I used to negotiate collective agreements with labour unions. I took courses in negotiations and communications to improve my skills and I had a lot of hands-on experience over 25 years.
One of the key things you learn is not to negotiate against yourself. There is a strong tendency to make a unilateral offer in the hope that this will instill a movement from the other side on something it is demanding. This never works. The other party interprets this as weakness, takes the offering, and doubles down on its demands for the rest of its shopping list.
One of the best examples internationally was the abandonment of Gaza by Israel, a unilateral move after years of trying to trade land for recognition and peace. Triumphant Palestinian militants claimed victory in their long fight with Israel and promptly promoted two military clashes by bombarding Israel with rockets and kidnapping its soldiers.

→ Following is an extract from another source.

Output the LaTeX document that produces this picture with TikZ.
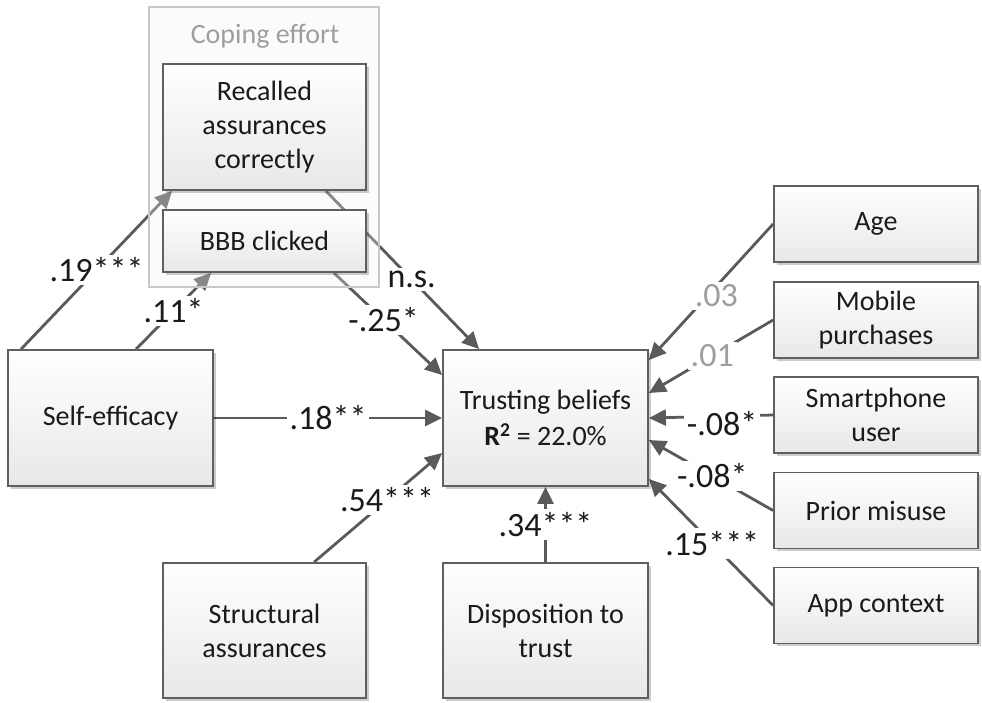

We can also see this playing out with President Obama.
First, he gave a television interview to an Arab television network talking about his new deal desires for the Middle East and claiming the U.S. was wrong in its previous policies.
Next, he wrote a letter to the Iranian president saying much the same. The immediate response from Ahmadinejad was that America must first apologize for all its “crimes” against Iran. That is, Obama must do more groveling to Iran – no promise of anything in return, of course.
Obama had already received public criticism for unnecessarily torpedoing long-standing U.S. policy in his television remarks without clearly replacing it. He was told this would have negative consequences. Yet he proceeded with the letter and, guess what, he got the predicted response.
One would have thought by that point a bright, thoughtful chief executive would have considered what his path was yielding and planned it differently; like maybe authorizing secret meetings of senior officials with their Iranian counterparts to explore avenues of cooperation that could be turned into public relations successes and real progress.
That would be a different president than this one, apparently.
He has now ripped a page right out of Osama bin Laden’s playbook and released a video translated into Farsi all about his good wishes for Iran and wanting a handshake and a hug.
And what did this effort yield?
Ahmadinejad’s boss, the Ayatollah Kamenei spoke at a large gathering of the faithful, whose mood was best defined by incessant chanting of “Death to America”, and said that deeds must precede words. In short, Obama must take unilateral steps that favour Iran before Iran will even consider some reciprocity.
Who is advising Obama? Will he listen to anybody, besides the voice in his own head? Let us hope so, because he is clearly naïve.
I worry more about Russia, than I do about Iran. The last time the United States elected a young “hopey-changey” president who went to Berlin and gave inspirational speeches the Russians severely put the U.S. to the test by placing nuclear armed rockets in Cuba. That was a very scary time for those of us who experienced it.
I think it will not be very long, after this Iranian demonstration, that Mr. Putin will be pushing Mr. Obama up against a wall just to see what he is made of.